■ Task directions: Return exactly, and only, the lines from the one holding "Write the matplotlib code for this chart." through the one holding "mean_text = [r'$\langle", both included; the pictures stay out.

■ Record list:
** START **

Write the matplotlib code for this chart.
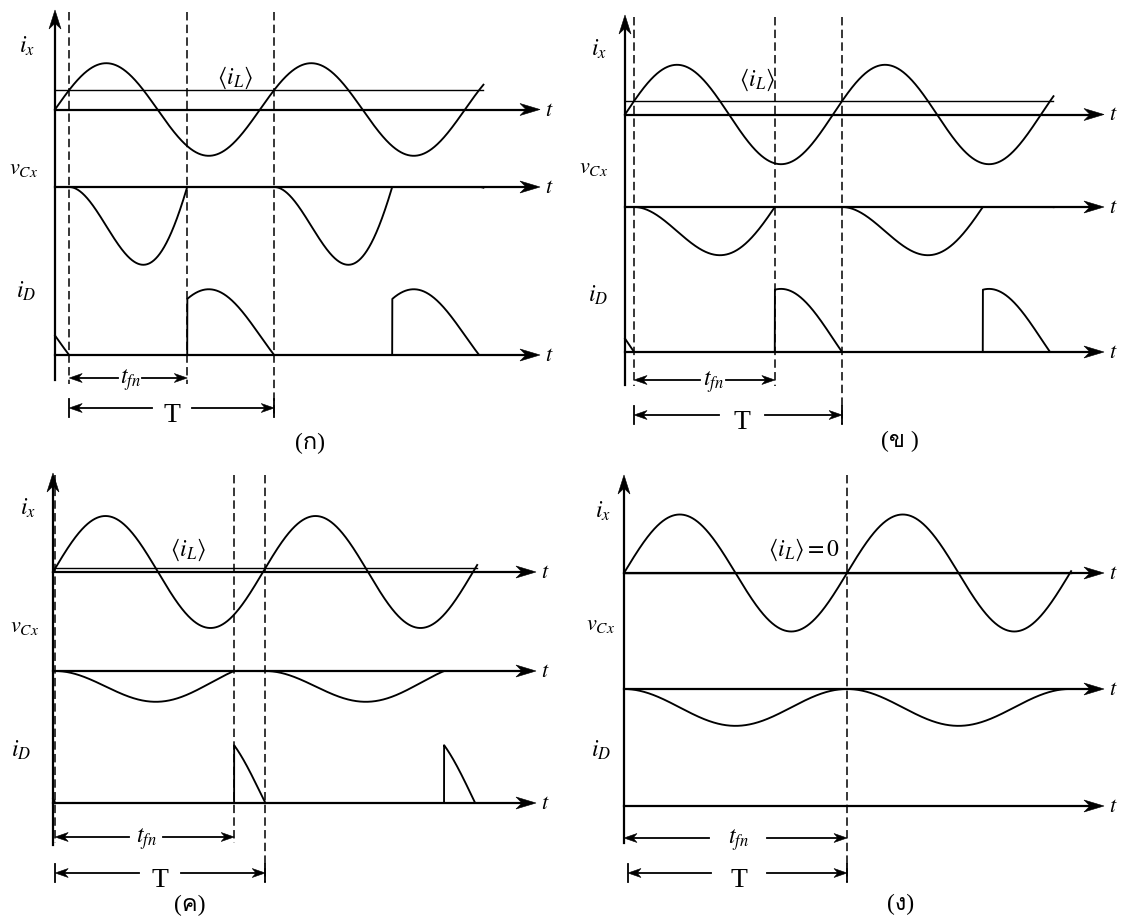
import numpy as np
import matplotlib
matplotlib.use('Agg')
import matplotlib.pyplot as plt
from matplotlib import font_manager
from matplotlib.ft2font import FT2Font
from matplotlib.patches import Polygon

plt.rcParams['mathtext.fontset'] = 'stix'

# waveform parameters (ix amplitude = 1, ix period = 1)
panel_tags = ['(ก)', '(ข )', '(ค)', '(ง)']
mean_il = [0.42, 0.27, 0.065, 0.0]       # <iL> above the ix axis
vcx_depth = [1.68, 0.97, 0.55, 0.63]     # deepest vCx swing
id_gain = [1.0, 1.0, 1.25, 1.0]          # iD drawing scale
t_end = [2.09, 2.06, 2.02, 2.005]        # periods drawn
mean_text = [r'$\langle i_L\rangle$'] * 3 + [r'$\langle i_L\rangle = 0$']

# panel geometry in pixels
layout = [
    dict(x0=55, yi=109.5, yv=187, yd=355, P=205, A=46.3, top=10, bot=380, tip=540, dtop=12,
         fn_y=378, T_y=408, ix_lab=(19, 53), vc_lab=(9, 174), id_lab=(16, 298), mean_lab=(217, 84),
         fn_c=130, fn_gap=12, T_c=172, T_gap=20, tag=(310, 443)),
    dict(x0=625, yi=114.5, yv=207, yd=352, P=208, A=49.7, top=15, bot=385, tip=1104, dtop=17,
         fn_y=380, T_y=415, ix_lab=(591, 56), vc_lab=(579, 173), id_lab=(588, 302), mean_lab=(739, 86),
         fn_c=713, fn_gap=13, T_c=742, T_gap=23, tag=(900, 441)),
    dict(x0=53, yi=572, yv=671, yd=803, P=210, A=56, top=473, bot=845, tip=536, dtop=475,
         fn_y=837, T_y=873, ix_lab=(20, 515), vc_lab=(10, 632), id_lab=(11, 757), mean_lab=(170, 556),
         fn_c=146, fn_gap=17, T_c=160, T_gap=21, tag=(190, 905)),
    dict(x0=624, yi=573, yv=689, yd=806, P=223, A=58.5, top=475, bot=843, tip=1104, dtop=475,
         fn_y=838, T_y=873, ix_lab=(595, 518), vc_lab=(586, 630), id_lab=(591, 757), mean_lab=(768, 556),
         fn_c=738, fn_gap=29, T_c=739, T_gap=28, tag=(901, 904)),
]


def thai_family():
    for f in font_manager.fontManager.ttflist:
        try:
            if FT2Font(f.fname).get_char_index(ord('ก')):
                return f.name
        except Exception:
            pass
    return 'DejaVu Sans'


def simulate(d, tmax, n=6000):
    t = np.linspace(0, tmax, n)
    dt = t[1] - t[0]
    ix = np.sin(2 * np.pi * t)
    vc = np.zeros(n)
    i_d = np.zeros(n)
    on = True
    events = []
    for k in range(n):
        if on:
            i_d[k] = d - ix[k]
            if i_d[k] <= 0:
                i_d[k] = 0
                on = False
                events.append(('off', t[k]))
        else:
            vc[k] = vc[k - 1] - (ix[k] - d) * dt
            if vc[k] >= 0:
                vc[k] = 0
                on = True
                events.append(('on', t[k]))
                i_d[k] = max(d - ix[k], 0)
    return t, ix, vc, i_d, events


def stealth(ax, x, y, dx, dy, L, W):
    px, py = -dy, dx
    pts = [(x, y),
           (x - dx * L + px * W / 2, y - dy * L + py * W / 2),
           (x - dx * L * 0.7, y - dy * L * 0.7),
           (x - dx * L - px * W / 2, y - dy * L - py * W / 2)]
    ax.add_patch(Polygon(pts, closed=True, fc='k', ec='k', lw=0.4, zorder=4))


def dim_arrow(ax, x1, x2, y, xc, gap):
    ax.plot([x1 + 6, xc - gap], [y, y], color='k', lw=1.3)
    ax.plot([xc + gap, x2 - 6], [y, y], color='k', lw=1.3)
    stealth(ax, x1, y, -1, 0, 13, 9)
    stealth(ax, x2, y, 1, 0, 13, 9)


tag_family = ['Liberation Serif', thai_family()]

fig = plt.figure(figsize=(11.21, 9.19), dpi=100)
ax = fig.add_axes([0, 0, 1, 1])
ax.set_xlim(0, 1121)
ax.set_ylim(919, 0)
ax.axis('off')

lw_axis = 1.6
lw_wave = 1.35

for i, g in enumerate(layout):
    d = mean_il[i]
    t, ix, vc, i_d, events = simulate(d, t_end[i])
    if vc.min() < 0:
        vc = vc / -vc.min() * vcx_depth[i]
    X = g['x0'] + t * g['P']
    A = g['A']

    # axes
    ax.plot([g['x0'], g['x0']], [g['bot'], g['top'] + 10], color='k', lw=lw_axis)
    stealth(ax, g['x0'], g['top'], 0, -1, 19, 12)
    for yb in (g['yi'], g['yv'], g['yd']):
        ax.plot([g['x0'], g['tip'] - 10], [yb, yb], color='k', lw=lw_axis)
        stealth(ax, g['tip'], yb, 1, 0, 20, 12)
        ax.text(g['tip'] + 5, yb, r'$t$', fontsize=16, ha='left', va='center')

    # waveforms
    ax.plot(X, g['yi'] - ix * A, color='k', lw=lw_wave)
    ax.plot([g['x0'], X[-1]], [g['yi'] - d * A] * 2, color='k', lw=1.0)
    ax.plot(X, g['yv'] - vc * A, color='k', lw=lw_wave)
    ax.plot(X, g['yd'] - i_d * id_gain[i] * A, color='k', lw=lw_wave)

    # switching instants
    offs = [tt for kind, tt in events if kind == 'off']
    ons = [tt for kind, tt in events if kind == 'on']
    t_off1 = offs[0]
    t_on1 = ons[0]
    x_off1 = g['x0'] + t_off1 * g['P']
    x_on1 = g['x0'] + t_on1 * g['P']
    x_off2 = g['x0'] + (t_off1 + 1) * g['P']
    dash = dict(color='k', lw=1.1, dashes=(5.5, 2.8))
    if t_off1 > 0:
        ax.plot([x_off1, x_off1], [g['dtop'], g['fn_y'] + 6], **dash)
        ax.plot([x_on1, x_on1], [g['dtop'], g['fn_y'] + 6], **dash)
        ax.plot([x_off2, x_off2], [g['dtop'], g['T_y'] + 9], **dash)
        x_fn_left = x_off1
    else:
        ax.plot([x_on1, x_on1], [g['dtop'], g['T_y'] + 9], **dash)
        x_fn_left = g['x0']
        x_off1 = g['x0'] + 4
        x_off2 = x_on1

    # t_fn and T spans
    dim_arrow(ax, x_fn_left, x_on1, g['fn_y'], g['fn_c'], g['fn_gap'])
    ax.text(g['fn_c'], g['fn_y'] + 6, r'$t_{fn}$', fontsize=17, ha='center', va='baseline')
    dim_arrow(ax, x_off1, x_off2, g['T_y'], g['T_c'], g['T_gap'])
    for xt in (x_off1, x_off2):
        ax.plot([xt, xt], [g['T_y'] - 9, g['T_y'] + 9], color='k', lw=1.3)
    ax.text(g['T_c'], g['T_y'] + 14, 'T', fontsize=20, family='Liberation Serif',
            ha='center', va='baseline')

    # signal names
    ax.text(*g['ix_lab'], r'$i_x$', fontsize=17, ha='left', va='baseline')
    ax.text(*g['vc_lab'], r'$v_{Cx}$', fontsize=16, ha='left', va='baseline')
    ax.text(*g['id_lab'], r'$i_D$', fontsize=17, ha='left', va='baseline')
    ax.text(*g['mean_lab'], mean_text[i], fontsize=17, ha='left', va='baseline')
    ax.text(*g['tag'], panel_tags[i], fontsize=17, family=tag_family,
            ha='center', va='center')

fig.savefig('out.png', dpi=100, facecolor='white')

** END **
** START **

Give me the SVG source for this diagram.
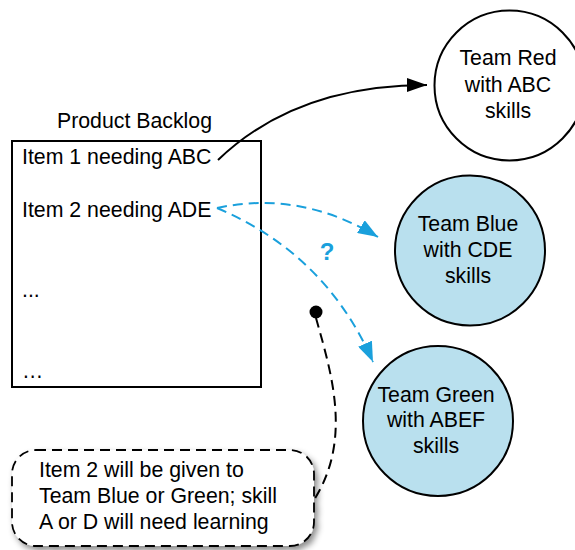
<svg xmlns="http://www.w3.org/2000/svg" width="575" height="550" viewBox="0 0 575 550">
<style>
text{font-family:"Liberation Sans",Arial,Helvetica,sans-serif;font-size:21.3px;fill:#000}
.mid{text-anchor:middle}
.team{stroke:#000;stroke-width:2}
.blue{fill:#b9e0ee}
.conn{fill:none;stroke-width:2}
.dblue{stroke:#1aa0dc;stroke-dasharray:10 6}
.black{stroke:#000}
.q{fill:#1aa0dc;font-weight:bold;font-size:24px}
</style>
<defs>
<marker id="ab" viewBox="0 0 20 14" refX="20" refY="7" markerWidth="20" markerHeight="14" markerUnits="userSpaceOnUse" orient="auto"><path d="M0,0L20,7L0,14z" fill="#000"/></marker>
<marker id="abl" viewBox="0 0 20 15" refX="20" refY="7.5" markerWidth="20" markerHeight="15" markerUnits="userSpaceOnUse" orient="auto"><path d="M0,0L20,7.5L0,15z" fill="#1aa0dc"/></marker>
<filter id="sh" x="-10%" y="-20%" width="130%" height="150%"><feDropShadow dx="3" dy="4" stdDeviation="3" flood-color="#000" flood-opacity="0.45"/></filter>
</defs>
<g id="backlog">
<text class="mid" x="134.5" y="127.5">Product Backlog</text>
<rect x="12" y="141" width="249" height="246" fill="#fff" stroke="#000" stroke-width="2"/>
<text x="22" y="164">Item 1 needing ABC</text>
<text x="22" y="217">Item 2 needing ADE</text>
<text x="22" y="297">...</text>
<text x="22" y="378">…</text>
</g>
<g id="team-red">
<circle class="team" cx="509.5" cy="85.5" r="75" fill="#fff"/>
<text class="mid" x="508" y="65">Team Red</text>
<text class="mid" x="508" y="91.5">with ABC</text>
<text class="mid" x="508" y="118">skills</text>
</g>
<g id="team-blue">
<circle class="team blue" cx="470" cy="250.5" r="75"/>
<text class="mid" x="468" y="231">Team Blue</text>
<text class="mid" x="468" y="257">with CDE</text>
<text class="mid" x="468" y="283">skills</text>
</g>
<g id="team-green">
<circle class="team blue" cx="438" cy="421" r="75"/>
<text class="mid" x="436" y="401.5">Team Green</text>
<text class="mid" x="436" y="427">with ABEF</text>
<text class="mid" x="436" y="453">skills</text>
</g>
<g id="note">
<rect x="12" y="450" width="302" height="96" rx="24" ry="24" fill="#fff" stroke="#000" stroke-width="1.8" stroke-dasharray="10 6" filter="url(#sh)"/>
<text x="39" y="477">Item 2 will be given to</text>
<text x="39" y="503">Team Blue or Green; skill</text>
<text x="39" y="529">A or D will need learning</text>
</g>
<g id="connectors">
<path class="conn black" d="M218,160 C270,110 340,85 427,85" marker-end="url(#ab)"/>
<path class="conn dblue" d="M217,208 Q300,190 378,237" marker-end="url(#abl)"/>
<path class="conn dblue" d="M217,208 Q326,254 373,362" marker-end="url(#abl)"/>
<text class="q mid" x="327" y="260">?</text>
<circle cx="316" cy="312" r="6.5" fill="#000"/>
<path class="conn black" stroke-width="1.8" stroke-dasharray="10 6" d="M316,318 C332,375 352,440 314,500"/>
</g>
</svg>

** END **
** START **

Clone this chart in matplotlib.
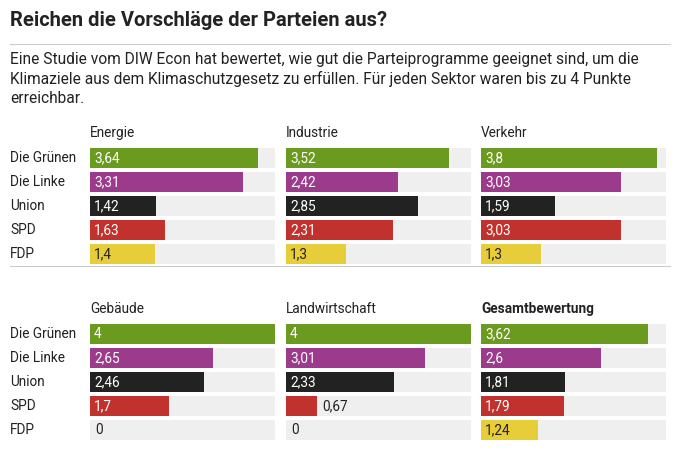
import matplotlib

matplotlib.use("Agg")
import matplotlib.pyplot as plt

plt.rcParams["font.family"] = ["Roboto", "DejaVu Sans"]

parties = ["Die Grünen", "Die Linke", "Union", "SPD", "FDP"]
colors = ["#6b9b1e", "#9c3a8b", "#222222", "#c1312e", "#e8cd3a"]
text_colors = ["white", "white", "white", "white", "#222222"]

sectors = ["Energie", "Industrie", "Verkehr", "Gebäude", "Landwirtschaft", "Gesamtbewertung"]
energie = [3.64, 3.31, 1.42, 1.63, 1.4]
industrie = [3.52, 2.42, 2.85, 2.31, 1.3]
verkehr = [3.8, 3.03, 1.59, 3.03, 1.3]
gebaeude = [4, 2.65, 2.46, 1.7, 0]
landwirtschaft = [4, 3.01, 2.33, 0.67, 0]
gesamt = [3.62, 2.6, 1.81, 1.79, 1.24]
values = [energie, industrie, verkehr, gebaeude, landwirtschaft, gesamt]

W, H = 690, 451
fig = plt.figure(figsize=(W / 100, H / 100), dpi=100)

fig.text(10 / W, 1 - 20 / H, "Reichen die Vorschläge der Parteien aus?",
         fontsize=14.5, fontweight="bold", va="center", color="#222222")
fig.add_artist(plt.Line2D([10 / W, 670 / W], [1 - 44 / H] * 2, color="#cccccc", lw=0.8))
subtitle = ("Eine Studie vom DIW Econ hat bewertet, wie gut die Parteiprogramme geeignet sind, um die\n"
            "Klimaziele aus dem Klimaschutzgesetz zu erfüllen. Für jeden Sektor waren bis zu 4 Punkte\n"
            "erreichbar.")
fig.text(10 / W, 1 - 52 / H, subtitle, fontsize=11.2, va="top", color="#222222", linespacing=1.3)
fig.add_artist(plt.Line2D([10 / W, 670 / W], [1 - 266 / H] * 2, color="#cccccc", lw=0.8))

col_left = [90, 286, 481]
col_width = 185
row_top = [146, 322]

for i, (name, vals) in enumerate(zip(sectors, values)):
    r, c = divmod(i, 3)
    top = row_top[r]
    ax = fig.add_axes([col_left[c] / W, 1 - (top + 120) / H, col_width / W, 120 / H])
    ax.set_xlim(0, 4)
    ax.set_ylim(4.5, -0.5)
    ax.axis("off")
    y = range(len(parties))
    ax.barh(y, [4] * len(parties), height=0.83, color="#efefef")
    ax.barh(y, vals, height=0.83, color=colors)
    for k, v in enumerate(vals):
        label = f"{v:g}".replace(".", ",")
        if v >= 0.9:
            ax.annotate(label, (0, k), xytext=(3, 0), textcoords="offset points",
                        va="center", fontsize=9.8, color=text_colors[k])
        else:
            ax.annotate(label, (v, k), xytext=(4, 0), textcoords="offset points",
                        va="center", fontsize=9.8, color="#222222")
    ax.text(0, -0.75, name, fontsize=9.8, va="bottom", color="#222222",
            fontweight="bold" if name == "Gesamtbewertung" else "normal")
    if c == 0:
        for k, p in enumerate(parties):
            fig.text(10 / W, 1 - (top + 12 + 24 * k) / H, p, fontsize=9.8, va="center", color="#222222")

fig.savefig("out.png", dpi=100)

** END **

■ Task answer:
Write the matplotlib code for this chart.
import numpy as np
import matplotlib
matplotlib.use('Agg')
import matplotlib.pyplot as plt
from matplotlib import font_manager
from matplotlib.ft2font import FT2Font
from matplotlib.patches import Polygon

plt.rcParams['mathtext.fontset'] = 'stix'

# waveform parameters (ix amplitude = 1, ix period = 1)
panel_tags = ['(ก)', '(ข )', '(ค)', '(ง)']
mean_il = [0.42, 0.27, 0.065, 0.0]       # <iL> above the ix axis
vcx_depth = [1.68, 0.97, 0.55, 0.63]     # deepest vCx swing
id_gain = [1.0, 1.0, 1.25, 1.0]          # iD drawing scale
t_end = [2.09, 2.06, 2.02, 2.005]        # periods drawn
mean_text = [r'$\langle i_L\rangle$'] * 3 + [r'$\langle i_L\rangle = 0$']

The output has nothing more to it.